Tuesday, November 5, 2013

Time to re-evaluate how I build relationships and interact with others

This has been on my mind the entire month of November. It’s something I've put aside for a while. Therefore, I am talking to myself in this post just as much as I am to my readers.

Some context: my previous experiments developing focus and batching potential distractions were meant to increase the time and energy spent on what is important but not necessarily urgent. This includes building skills, exploring ideas through reading and moving my project forward. In other words, striving to produce quality results and increase my ability to produce quality results.

Just one problem, which a few readers noticed.

You have to take control of your schedule to make time for the important. Your schedule cannot be constantly subject to external demands, or else they will fill up all your time and you will have no time to nurture yourself.

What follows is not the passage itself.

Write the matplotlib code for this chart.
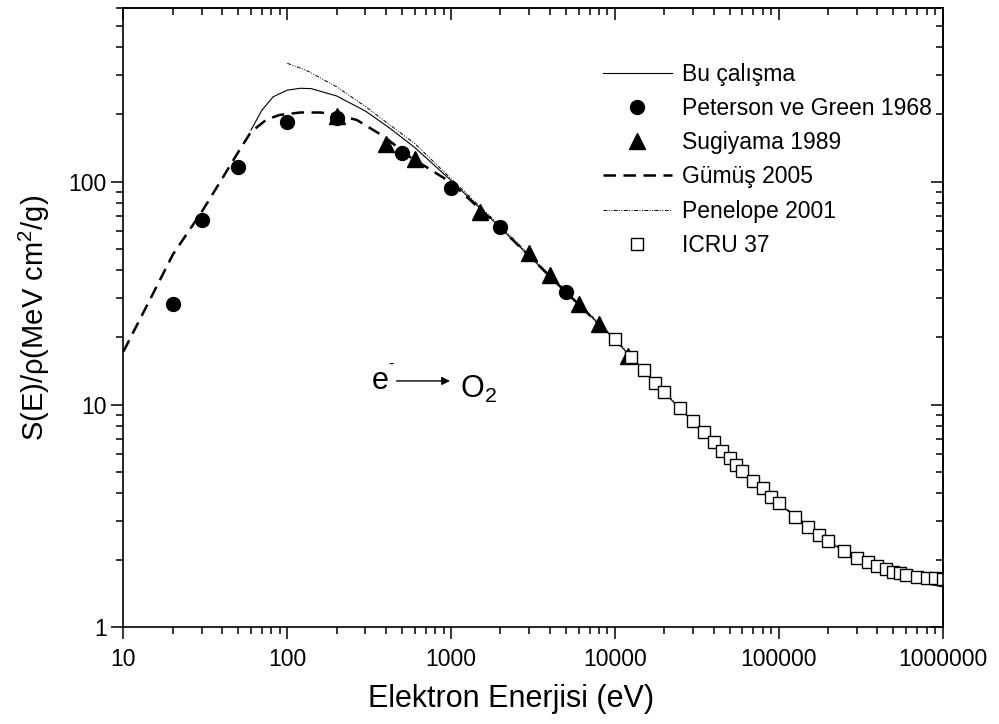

To do this, you have to defend your own dedicated productivity time. We live in an interdependent world and in most jobs you have to do things for other people. You have meetings you must attend. You must report your progress. Other people will make unreasonable demands of you because they themselves are under pressure.

So if you make yourself unavailable and don't respond to people's requests immediately (something always presented as urgent but is of highly varying importance), that might piss other people off if you don't handle it properly. Rule #2 from my last post may be especially hard for others to understand.

But the issue goes deeper than that.

"Important but not urgent" also includes one more big thing that solves this problem: investing in relationships.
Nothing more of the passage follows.